Who cares if a woman and her baby are crossing the road? Or a small child? Don’t they know that overloaded taxis ALWAYS have right of way? How DARE they question otherwise?

If you’re not driving a taxi (or a police car for that matter), please follow the assigned rules of the road and don’t have a cellphone stuck to your head while driving at 190km/h, OK? Thanks.

2. How Americans Suck At Doing A South African Accent In Films

There’s nothing worse than hearing a bad attempt at an accent in a Hollywood blockbuster. Val Kilmer did it in The Saint, Leonardo Di Caprio did it in Blood Diamond, Matt Damon in Invictus, Thomas Jane in Stander, Nicole Kidman in The Interpreter… Not one of them got it right.

In all fairness, the South African accent isn’t exactly a sexy one and is quite difficult to do, so kudos to them for at least trying to get it right.

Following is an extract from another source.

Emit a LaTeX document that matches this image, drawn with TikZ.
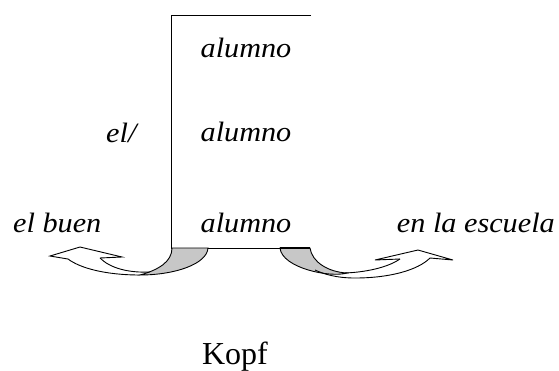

3. Getting Asked The Same Question Wherever You Travel (If You’re White)

“So… if you’re from Africa, why are you white?”

No matter what the destination, the poor, unsuspecting milk-skinned travellers invariably gets asked this on her travels to a foreign land. “I don’t know”, she replies with deep lines in her forehead, a look of concern on her painfully pale face.

“Personally, I blame my parents.”

4. Blue Bulls Supporters

You either hate them, or you are them.

The Blue Bulls to South African Rugby is quite a big deal, but there is a certain personality type that comes with the territory and not many people are huge fans of the supporters, since they can get a bit… aherm… emotional over a game.

If they win, you never forget it. If they lose, make sure you clear the area.

5. Reality TV Shows Are Torture

One can literally name the original reality TV Shows to come out of South Africa on one hand, and the ones that they copy aren’t really good either. Watching an “Idols” finale is like watching a high-school revue and almost everyone on “Survivor: South Africa” is some big shot with connections to the show and nobody is ever real or relatable.

There have been exceptions though. Back when reality TV just started out and the first Big Brother: South Africa aired, it was quite the big deal with hilarious types like Ferdinand Rabie with his naughty antics making the show completely legendary.